§ Dataset rows:

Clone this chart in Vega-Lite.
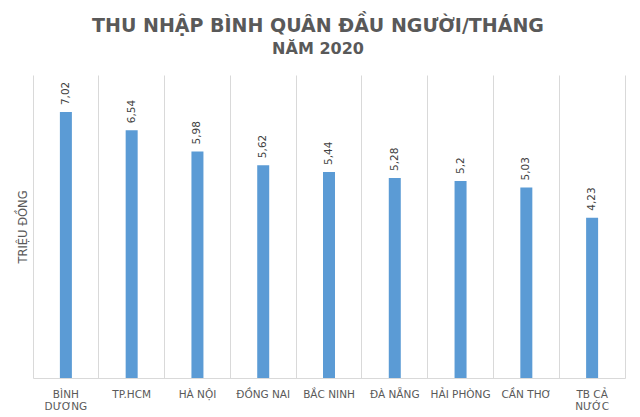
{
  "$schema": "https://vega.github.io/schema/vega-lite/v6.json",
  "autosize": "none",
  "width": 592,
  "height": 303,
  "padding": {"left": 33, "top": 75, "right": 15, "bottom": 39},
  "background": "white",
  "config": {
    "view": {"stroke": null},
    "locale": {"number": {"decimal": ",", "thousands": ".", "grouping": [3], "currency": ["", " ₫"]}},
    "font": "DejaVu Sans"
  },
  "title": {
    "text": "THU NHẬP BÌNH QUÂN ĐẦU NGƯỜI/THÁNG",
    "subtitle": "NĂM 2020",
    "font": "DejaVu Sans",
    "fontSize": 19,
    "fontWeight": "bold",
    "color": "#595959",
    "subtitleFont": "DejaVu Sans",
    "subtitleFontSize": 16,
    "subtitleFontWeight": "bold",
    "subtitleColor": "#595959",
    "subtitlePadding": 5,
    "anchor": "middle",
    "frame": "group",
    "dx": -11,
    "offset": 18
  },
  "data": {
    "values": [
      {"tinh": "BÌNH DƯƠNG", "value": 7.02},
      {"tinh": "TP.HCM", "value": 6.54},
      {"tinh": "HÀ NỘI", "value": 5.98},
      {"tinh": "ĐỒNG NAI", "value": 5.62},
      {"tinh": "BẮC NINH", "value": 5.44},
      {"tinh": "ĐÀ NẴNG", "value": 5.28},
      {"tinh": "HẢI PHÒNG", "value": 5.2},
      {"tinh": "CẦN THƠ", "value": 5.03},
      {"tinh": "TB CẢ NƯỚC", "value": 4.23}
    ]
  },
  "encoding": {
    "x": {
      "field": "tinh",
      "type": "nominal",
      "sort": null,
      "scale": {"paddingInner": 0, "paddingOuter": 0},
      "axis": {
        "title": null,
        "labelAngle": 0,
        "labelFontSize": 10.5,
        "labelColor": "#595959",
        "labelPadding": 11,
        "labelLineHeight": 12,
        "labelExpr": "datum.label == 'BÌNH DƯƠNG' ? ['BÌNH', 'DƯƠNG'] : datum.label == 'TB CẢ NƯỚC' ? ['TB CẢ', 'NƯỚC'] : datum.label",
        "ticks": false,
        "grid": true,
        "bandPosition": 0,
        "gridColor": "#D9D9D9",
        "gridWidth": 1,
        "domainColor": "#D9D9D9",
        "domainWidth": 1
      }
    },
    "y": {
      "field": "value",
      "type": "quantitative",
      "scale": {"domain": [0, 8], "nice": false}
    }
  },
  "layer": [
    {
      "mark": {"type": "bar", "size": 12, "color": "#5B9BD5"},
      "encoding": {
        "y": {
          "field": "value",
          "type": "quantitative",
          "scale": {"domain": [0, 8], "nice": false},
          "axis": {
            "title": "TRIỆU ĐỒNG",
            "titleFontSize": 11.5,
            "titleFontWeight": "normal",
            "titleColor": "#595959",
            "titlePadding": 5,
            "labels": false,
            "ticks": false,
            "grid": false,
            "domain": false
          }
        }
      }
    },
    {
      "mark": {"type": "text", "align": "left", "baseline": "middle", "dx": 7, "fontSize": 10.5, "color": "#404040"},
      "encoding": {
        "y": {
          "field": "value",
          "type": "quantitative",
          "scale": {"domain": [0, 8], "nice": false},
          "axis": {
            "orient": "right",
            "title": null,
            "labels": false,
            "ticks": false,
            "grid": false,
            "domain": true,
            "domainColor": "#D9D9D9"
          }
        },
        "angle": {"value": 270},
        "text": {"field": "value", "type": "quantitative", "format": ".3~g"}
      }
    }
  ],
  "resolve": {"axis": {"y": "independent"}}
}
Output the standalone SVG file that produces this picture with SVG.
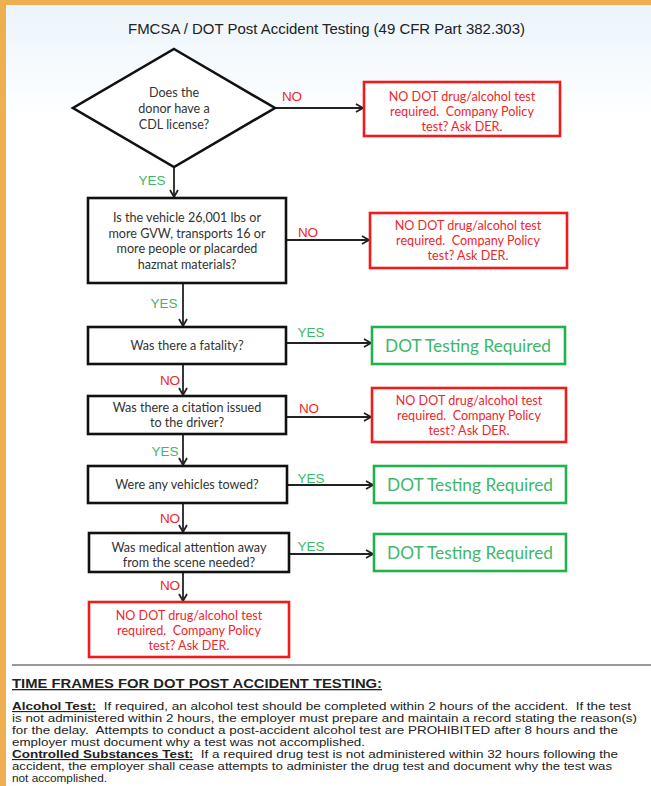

§ Exercise brief: Within the listing above, copy each line that has the string "this".

§ Result:
Clone this chart in Vega-Lite.
Output the standalone SVG file that produces this picture with SVG.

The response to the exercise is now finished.